Is Something Missing From Your Wedding?

By Deborah Wilson Smart
Stay Focused Magazine Summer 2014 Issue

She sat down to plan her wedding. It was going to be a simple gathering of family and friends. They held the wedding at the local Justice of the Peace. It was a civil ceremony, which only required a marriage license and bride and groom. It was over in a matter of minutes. The couple heard no mention of God, or spiritual advice about godly unions. What they received at the end was well wishes and she received a can opener from the Justice of the Peace.

Later, she met the man of her dreams. She planned her wedding, “this time” keeping in mind it would be an interfaith ceremony. He was Caucasian and Jewish; she was Black and Baptist. She found a Rabbi who did interfaith weddings. They held the wedding at their apartment on a rainy Friday afternoon. They stood under a traditional canopy called “the huppah” which symbolizes the new home that the couple will create. No one mentioned any New Testament teachings of Christ. There was no sharing of Ephesians 5 or 1 Corinthians, the love scripture, during the wedding message. The ceremony ended, the huppah was removed and the couple began their life together.

She finally found the right man. He saved her from an abusive marriage. He became her crisis center. He filled her weekends with fun and excitement. They planned to honeymoon in Hawaii. She purchased Fodor’s Hawaii and decided to research weddings. She found weddings were big business throughout Hawaii. She settled on a wedding by the pool of the photographers. A Chinese Minister married them, with the photographer and his wife and two macaws as witnesses. Neither her Mother nor Father attended. There were no family and friends. The Minister did share 1 Corinthians 13; it seemed like the perfect wedding in paradise.

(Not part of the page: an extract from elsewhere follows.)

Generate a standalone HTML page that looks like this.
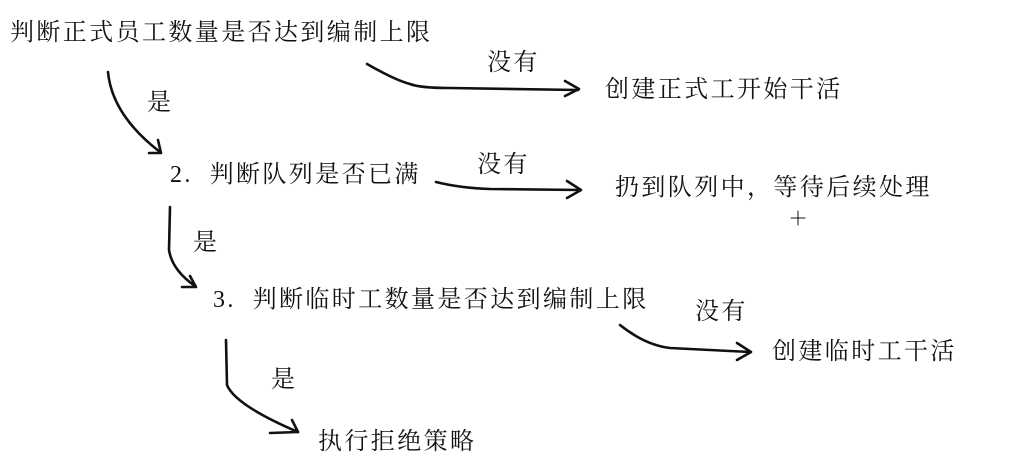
<!DOCTYPE html>
<html><head><meta charset="utf-8"><style>
html,body{margin:0;padding:0;background:#fff;}
body{width:1012px;height:473px;position:relative;overflow:hidden;}
.t{position:absolute;font-family:"Liberation Serif","Noto Serif CJK SC",serif;font-size:24px;line-height:28px;color:#111;white-space:nowrap;letter-spacing:2.4px;}
svg{position:absolute;left:0;top:0;}
</style></head><body>
<div class="t" style="left:10px;top:19px;">判断正式员工数量是否达到编制上限</div>
<div class="t" style="left:487px;top:49px;">没有</div>
<div class="t" style="left:605px;top:76px;">创建正式工开始干活</div>
<div class="t" style="left:147px;top:89px;">是</div>
<div class="t" style="left:170px;top:161px;">2.&nbsp;&nbsp;判断队列是否已满</div>
<div class="t" style="left:477px;top:151px;">没有</div>
<div class="t" style="left:615px;top:174px;">扔到队列中，等待后续处理</div>
<div class="t" style="left:193px;top:229px;">是</div>
<div class="t" style="left:213px;top:286px;">3.&nbsp;&nbsp;判断临时工数量是否达到编制上限</div>
<div class="t" style="left:695px;top:298px;">没有</div>
<div class="t" style="left:772px;top:338px;">创建临时工干活</div>
<div class="t" style="left:271px;top:366px;">是</div>
<div class="t" style="left:318px;top:428px;">执行拒绝策略</div>
<svg width="1012" height="473" fill="none" stroke="#111" stroke-width="2.6" stroke-linecap="round" stroke-linejoin="round">
<path d="M367 64 Q395 80 410 84 Q420 88 450 88 L578 90"/>
<path d="M565 81 L579 89 L565 96"/>
<path d="M108 72 Q112 115 160 152"/>
<path d="M149 153 L161 153 L158 140"/>
<path d="M436 182 Q460 188 490 189 L580 190"/>
<path d="M567 181 L581 190 L567 198"/>
<path d="M170 207 L169 250 Q172 270 195 286"/>
<path d="M182 287 L196 287 L190 276"/>
<path d="M620 325 Q645 345 670 348 L750 352"/>
<path d="M737 343 L751 352 L737 360"/>
<path d="M226 340 L227 385 Q235 405 298 432"/>
<path d="M270 433 L298 432 L292 420"/>
<path d="M798 211 L798 225 M791 218 L805 218" stroke-width="1"/>
</svg>
</body></html>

These three different weddings had something in common. The minute the relationships became intense, wedding plans began. There was no preparation of the bride and groom as to what God’s plans for marriage was. They got Genesis 2:24 right; “for this cause shall a man leave his father and mother and shall cleave to his wife, and they shall become one flesh.” However, they failed to see the big picture. These marriages were not in the exact image that God purposed. None who officiated the wedding admonished the bride and groom to follow God’s Blueprint for Marriage Relationships in Ephesians 5.

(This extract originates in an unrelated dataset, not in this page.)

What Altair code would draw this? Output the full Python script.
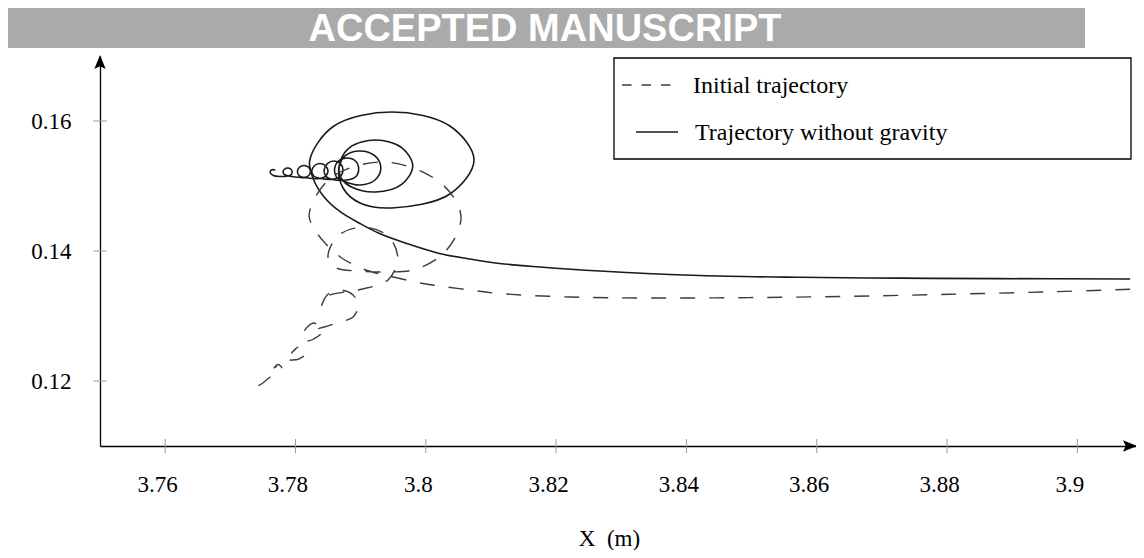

God lays out his marriage plans for Christians and Non-Christians in the following scriptures. (Scripture Verses: Genesis 2:18-25; Mark 19:5, Mark 10:7-8, and Ephesians 5:31) These scripture verses reinforce that God wants a husband and wife to make their relationship the number one priority of their lives. No one should come between them except God.

In the first marriage, the groom’s life desire was not to be a husband and father, but a police officer. Seven years of their marriage he spent hours upon hours serving the community, putting his life on the line. This is a noble thing to do, but not at the expense of the marriage relationship. In the second marriage, partying and entertaining friends, and lusting after the good life was the priority. However, during this marriage, the bride desired to “get right with God”. Her Baptist upbringing pulled at her heart and her desire to have a relationship with Jesus created a wedge in their marriage. He did not share the same desire. He continued to drink and was jealous of his wife’s desire to reconnect with her religion. Scripture says, “Be not unequally yoked.” The physical and emotional abuse was the result of “being unequally yoked”.

In the third marriage, she and the groom has settled into marriage and eventually added church attendance to their lives. It was short lived because again it was the bride’s desire to have the relationship with Jesus. Raised under different tenants the groom could not understand her desires to attend church and bible study. Even though unequally yoked, her relationship with Christ kept the marriage together until his death 20 years later.

Do not build your marriage foundation on sand, without God’s blueprint for marriage. Adding this blueprint to your wedding plans gives your marriage a firm foundation to build a lasting relationship. You have a chance to withstand outside distractions and interactions, which will come to whittle away at your relationship. Wedding plans should bring you into a relationship with God, not only a relationship between man and woman.